Provided material =>

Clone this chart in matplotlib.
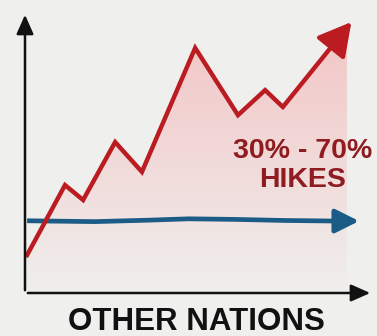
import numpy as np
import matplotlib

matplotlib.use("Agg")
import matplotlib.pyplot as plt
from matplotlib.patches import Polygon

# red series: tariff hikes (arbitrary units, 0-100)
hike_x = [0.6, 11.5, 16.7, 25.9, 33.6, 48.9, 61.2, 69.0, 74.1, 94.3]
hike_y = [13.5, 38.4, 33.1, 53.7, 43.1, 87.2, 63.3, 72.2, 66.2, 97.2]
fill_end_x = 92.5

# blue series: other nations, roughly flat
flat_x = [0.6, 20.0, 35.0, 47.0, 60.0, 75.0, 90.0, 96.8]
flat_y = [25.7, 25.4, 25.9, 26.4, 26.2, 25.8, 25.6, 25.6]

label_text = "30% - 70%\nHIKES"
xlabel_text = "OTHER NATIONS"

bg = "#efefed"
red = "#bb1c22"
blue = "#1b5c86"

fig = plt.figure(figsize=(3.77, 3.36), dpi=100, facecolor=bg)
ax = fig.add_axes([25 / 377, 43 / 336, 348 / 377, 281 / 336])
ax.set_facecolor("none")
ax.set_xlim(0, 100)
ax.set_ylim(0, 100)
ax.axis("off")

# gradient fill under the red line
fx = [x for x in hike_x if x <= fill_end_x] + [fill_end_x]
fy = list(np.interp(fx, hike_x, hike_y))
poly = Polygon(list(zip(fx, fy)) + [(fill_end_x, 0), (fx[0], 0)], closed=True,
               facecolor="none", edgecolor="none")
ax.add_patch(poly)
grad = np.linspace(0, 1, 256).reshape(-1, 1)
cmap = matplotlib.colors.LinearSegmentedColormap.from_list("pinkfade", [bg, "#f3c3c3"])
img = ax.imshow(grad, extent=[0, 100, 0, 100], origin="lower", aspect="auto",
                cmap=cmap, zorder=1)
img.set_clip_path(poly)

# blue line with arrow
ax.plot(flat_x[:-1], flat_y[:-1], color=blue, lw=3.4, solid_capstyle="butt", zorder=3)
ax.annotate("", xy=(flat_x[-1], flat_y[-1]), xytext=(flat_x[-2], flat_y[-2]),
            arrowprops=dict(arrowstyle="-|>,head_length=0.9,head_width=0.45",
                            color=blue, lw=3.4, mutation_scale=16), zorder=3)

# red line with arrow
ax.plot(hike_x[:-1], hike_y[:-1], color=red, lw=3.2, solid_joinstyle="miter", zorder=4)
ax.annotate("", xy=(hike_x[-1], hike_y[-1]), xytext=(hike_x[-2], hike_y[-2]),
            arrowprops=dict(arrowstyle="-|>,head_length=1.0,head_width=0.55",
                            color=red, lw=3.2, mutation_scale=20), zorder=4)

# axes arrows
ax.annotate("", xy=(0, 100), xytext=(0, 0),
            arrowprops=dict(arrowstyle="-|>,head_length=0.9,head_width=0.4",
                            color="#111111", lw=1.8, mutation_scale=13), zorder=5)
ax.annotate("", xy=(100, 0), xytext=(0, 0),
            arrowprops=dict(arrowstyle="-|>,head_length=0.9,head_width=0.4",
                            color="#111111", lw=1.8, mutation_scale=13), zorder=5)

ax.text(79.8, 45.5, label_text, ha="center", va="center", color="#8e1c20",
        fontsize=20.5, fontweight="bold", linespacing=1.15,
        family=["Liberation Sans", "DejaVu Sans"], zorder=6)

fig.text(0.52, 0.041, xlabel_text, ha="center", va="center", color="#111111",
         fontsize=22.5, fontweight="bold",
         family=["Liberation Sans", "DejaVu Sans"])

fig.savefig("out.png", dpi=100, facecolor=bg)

Aim of the task =>
Reproduce the whole listing above word for word, but not its pictures.

Task answer =>
Clone this chart in matplotlib.
import numpy as np
import matplotlib

matplotlib.use("Agg")
import matplotlib.pyplot as plt
from matplotlib.patches import Polygon

# red series: tariff hikes (arbitrary units, 0-100)
hike_x = [0.6, 11.5, 16.7, 25.9, 33.6, 48.9, 61.2, 69.0, 74.1, 94.3]
hike_y = [13.5, 38.4, 33.1, 53.7, 43.1, 87.2, 63.3, 72.2, 66.2, 97.2]
fill_end_x = 92.5

# blue series: other nations, roughly flat
flat_x = [0.6, 20.0, 35.0, 47.0, 60.0, 75.0, 90.0, 96.8]
flat_y = [25.7, 25.4, 25.9, 26.4, 26.2, 25.8, 25.6, 25.6]

label_text = "30% - 70%\nHIKES"
xlabel_text = "OTHER NATIONS"

bg = "#efefed"
red = "#bb1c22"
blue = "#1b5c86"

fig = plt.figure(figsize=(3.77, 3.36), dpi=100, facecolor=bg)
ax = fig.add_axes([25 / 377, 43 / 336, 348 / 377, 281 / 336])
ax.set_facecolor("none")
ax.set_xlim(0, 100)
ax.set_ylim(0, 100)
ax.axis("off")

# gradient fill under the red line
fx = [x for x in hike_x if x <= fill_end_x] + [fill_end_x]
fy = list(np.interp(fx, hike_x, hike_y))
poly = Polygon(list(zip(fx, fy)) + [(fill_end_x, 0), (fx[0], 0)], closed=True,
               facecolor="none", edgecolor="none")
ax.add_patch(poly)
grad = np.linspace(0, 1, 256).reshape(-1, 1)
cmap = matplotlib.colors.LinearSegmentedColormap.from_list("pinkfade", [bg, "#f3c3c3"])
img = ax.imshow(grad, extent=[0, 100, 0, 100], origin="lower", aspect="auto",
                cmap=cmap, zorder=1)
img.set_clip_path(poly)

# blue line with arrow
ax.plot(flat_x[:-1], flat_y[:-1], color=blue, lw=3.4, solid_capstyle="butt", zorder=3)
ax.annotate("", xy=(flat_x[-1], flat_y[-1]), xytext=(flat_x[-2], flat_y[-2]),
            arrowprops=dict(arrowstyle="-|>,head_length=0.9,head_width=0.45",
                            color=blue, lw=3.4, mutation_scale=16), zorder=3)

# red line with arrow
ax.plot(hike_x[:-1], hike_y[:-1], color=red, lw=3.2, solid_joinstyle="miter", zorder=4)
ax.annotate("", xy=(hike_x[-1], hike_y[-1]), xytext=(hike_x[-2], hike_y[-2]),
            arrowprops=dict(arrowstyle="-|>,head_length=1.0,head_width=0.55",
                            color=red, lw=3.2, mutation_scale=20), zorder=4)

# axes arrows
ax.annotate("", xy=(0, 100), xytext=(0, 0),
            arrowprops=dict(arrowstyle="-|>,head_length=0.9,head_width=0.4",
                            color="#111111", lw=1.8, mutation_scale=13), zorder=5)
ax.annotate("", xy=(100, 0), xytext=(0, 0),
            arrowprops=dict(arrowstyle="-|>,head_length=0.9,head_width=0.4",
                            color="#111111", lw=1.8, mutation_scale=13), zorder=5)

ax.text(79.8, 45.5, label_text, ha="center", va="center", color="#8e1c20",
        fontsize=20.5, fontweight="bold", linespacing=1.15,
        family=["Liberation Sans", "DejaVu Sans"], zorder=6)

fig.text(0.52, 0.041, xlabel_text, ha="center", va="center", color="#111111",
         fontsize=22.5, fontweight="bold",
         family=["Liberation Sans", "DejaVu Sans"])

fig.savefig("out.png", dpi=100, facecolor=bg)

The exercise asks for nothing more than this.